[Available records]:
▼▼▼

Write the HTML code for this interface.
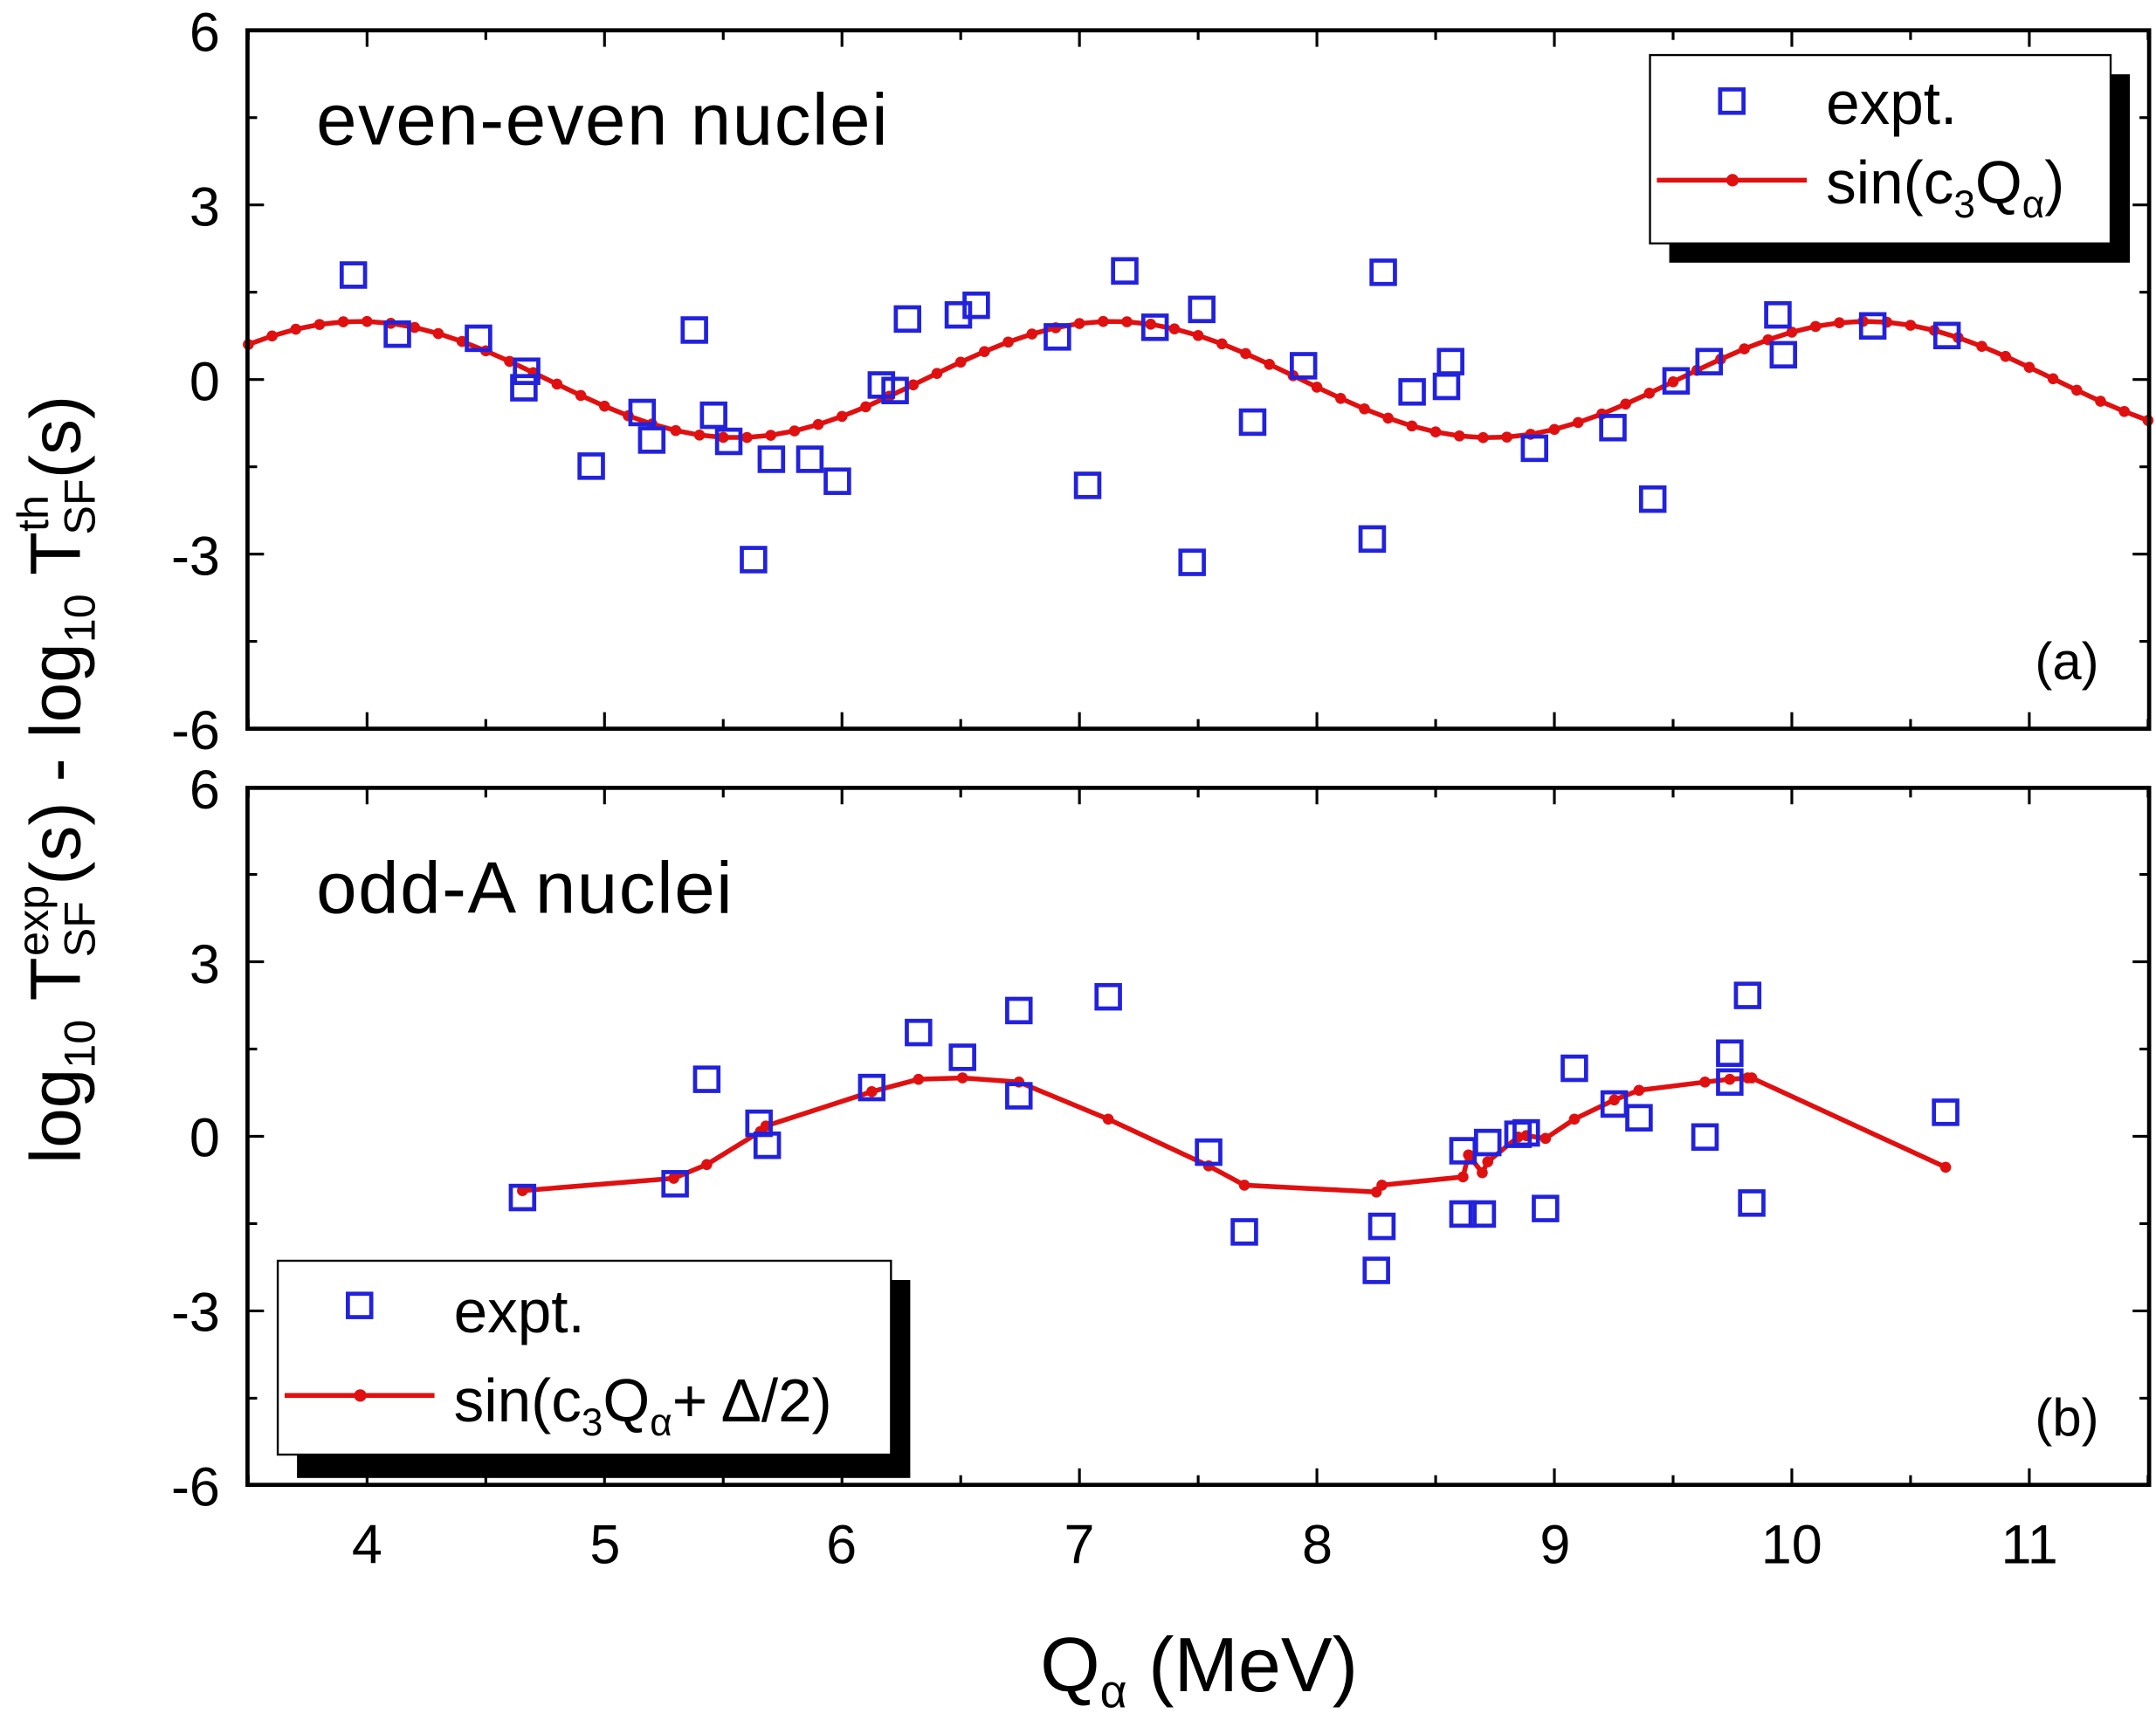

▲▲▲
▼▼▼

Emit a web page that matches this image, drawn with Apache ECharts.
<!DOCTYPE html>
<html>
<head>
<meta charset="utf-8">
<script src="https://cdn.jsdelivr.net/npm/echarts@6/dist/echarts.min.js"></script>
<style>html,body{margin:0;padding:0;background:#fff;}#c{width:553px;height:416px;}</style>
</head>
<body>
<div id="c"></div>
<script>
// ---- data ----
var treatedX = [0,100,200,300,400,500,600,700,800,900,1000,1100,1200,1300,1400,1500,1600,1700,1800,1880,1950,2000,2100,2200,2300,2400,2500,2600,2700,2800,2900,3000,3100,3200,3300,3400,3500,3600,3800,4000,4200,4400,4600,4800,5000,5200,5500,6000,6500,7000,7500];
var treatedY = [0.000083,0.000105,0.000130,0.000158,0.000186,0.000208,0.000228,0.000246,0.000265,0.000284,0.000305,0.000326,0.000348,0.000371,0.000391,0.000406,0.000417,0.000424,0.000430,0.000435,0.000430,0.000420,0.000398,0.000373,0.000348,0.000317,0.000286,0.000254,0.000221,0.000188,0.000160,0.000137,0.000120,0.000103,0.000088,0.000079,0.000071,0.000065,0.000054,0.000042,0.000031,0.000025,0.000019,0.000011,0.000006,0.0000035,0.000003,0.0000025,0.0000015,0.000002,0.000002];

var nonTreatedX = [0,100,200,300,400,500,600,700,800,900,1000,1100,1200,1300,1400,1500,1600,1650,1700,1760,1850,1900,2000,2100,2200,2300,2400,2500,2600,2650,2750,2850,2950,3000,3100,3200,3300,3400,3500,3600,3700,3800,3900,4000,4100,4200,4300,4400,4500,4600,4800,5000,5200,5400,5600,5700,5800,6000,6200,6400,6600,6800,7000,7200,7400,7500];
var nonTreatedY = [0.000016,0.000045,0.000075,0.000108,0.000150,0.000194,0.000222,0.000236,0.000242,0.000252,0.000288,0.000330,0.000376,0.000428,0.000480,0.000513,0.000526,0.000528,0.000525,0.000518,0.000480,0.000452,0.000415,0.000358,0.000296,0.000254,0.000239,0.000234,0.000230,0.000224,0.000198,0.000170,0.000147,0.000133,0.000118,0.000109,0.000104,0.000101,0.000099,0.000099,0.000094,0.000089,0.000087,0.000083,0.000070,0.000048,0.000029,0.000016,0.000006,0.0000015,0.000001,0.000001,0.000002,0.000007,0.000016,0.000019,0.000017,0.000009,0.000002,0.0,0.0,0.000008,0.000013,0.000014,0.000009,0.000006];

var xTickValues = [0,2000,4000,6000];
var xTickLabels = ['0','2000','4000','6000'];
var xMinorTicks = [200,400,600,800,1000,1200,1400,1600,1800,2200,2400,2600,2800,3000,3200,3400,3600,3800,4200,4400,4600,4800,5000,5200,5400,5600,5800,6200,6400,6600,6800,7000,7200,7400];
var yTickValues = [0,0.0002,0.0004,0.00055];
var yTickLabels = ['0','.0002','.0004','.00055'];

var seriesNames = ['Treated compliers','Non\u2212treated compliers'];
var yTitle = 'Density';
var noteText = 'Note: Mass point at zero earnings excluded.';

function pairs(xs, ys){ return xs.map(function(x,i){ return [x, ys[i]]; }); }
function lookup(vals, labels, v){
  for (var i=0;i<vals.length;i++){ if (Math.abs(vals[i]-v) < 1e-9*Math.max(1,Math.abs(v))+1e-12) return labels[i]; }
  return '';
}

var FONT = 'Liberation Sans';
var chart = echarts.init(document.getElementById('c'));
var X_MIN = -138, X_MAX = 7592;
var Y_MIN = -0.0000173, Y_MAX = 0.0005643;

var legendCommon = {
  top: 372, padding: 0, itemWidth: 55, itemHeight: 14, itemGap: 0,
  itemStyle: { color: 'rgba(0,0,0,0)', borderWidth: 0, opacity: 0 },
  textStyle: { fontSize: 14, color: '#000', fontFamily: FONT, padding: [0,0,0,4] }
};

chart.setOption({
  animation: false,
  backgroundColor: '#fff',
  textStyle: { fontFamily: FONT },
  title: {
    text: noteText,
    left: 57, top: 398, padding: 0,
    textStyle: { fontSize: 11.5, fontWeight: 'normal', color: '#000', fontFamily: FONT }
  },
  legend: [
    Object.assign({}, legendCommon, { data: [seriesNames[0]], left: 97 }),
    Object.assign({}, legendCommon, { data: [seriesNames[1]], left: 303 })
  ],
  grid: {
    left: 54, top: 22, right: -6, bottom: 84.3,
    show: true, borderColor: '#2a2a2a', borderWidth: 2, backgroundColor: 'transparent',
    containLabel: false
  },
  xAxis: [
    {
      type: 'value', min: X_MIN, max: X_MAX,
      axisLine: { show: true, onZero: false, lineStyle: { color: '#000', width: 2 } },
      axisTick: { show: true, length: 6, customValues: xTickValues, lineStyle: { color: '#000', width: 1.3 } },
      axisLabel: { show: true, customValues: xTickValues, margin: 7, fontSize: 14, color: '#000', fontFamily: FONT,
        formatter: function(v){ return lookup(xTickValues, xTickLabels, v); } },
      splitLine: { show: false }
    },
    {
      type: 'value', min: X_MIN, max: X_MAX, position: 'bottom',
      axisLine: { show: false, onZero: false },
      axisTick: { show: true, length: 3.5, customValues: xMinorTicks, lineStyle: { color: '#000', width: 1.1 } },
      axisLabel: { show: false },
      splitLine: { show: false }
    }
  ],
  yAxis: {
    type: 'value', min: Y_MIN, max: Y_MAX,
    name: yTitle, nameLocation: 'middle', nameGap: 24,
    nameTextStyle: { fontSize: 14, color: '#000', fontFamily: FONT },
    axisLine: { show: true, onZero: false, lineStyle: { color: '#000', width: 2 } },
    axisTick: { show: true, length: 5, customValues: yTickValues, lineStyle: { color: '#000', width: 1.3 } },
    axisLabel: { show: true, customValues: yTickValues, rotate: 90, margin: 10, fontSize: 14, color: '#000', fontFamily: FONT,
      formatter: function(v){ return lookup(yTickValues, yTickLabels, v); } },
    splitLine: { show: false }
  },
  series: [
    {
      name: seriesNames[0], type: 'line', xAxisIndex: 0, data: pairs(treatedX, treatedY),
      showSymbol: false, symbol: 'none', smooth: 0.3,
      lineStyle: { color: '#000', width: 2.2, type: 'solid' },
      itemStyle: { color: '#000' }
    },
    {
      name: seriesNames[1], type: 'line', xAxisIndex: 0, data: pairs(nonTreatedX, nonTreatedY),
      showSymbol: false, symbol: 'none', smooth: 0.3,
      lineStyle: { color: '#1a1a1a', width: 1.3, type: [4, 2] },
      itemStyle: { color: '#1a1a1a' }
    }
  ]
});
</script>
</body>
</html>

▲▲▲
▼▼▼

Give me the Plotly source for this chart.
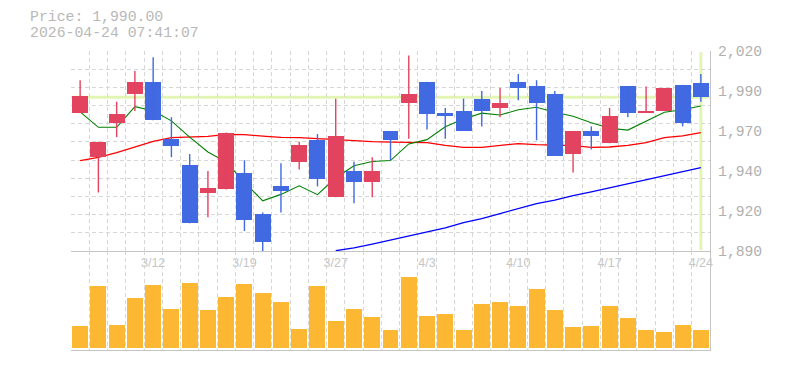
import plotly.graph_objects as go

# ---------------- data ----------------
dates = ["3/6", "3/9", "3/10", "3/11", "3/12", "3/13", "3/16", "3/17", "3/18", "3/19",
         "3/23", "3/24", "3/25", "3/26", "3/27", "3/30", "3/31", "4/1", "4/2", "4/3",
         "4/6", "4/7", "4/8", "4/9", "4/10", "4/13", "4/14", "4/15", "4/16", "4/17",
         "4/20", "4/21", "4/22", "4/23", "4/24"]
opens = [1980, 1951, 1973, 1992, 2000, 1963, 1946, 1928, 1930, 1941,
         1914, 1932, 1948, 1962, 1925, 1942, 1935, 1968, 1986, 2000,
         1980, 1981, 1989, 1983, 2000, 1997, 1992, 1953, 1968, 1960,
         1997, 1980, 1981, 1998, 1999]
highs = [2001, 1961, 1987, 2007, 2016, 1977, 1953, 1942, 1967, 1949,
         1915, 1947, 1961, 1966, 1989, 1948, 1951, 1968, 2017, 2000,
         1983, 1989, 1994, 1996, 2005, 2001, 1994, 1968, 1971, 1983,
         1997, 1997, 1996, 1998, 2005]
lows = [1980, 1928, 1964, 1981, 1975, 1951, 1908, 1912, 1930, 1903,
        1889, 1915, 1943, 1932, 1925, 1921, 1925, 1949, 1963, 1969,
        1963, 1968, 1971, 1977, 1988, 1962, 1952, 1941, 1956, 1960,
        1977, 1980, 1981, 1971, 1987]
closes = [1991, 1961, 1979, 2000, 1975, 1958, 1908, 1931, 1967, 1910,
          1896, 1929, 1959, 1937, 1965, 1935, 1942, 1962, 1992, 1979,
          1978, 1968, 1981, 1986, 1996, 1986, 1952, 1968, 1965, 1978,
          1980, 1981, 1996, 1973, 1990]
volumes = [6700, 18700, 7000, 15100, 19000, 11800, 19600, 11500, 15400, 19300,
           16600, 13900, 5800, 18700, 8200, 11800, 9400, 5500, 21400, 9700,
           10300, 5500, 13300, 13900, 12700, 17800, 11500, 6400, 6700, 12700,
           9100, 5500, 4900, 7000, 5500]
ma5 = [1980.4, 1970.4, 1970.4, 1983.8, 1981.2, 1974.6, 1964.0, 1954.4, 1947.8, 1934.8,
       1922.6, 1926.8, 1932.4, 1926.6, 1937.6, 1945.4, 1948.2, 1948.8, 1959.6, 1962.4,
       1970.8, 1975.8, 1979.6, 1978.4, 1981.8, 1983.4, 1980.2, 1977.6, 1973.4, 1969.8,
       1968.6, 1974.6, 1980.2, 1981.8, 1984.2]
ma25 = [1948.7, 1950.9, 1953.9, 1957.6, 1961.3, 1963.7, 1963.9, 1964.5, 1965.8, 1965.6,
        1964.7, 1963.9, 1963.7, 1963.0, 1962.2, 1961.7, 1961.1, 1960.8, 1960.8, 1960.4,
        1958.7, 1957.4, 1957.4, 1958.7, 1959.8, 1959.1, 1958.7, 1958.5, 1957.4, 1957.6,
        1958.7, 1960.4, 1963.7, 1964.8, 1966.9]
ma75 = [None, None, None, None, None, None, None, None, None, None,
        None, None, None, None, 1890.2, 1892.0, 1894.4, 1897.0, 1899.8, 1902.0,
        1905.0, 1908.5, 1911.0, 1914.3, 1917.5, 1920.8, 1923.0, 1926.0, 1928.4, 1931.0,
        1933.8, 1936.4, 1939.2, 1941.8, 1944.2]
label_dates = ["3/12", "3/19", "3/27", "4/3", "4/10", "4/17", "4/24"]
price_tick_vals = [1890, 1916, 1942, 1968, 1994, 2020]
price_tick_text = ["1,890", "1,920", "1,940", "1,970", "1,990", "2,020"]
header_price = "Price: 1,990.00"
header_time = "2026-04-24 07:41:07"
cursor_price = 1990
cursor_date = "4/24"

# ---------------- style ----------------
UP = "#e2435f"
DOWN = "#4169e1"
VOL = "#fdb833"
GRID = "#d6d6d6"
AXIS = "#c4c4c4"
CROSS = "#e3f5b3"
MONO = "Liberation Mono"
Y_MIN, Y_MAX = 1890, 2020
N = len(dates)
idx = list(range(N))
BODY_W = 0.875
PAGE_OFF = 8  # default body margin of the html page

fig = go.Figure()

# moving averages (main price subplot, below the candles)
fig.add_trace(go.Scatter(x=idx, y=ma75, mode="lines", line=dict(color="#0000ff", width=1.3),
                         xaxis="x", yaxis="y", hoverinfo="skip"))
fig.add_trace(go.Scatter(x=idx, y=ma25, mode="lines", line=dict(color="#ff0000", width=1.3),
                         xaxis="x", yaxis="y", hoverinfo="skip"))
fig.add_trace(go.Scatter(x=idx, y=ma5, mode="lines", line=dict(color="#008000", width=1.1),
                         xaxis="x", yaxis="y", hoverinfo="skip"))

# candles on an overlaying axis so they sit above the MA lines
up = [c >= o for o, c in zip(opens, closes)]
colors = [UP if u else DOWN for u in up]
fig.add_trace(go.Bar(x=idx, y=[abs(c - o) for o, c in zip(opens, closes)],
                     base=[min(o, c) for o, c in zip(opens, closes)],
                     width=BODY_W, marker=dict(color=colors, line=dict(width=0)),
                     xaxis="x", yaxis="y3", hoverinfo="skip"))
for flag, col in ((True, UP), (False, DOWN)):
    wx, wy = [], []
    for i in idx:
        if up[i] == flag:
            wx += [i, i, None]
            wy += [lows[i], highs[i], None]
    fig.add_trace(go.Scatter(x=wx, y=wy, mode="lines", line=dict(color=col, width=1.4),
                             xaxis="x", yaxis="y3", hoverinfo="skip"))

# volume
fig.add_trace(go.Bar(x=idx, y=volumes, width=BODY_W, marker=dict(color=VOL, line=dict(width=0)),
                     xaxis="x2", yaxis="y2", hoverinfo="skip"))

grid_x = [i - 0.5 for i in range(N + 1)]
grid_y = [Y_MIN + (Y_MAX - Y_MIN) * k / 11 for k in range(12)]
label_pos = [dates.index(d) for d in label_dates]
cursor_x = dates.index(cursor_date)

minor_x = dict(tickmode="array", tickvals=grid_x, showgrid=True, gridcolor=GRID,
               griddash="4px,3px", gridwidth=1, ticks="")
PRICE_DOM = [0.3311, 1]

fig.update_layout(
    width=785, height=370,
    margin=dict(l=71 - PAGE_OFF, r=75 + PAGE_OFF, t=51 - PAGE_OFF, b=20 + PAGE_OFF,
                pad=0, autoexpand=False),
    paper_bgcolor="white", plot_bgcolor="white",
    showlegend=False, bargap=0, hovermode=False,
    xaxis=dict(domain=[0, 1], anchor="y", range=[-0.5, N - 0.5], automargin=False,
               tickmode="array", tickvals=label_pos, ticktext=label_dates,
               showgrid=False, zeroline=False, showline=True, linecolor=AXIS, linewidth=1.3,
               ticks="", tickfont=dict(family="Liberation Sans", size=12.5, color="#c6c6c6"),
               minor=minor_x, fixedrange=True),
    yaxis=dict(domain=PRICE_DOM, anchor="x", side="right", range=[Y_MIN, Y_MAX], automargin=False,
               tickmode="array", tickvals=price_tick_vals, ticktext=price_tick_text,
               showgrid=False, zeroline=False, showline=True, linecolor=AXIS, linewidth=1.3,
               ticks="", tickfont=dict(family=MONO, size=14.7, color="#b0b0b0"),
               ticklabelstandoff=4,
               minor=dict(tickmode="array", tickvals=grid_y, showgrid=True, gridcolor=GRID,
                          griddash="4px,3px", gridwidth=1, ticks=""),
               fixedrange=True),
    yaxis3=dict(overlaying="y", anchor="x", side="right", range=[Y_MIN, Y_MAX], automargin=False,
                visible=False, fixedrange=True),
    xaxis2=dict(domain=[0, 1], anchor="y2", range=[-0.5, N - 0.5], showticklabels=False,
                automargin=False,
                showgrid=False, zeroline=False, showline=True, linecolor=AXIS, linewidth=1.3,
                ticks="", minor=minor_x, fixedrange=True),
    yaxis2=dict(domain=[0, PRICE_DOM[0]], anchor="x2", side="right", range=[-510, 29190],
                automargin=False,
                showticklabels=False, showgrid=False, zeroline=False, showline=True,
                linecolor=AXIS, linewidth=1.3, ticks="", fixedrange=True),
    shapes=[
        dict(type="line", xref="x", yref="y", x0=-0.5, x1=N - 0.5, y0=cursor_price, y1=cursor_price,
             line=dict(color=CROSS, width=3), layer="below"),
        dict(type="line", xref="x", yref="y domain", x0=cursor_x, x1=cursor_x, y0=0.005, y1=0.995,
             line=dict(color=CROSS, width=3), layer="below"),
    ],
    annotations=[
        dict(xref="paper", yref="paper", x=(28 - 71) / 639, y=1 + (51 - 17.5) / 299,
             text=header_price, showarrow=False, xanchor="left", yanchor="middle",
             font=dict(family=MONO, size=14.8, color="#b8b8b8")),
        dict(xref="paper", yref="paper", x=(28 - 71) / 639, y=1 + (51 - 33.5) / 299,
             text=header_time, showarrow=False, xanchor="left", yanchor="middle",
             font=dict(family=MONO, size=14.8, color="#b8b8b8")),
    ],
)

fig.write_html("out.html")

▲▲▲

[The request]:
In the entries above, find every line with the word "this" and list it.

[Written response]:
Write the HTML code for this interface.
Emit a web page that matches this image, drawn with Apache ECharts.
Give me the Plotly source for this chart.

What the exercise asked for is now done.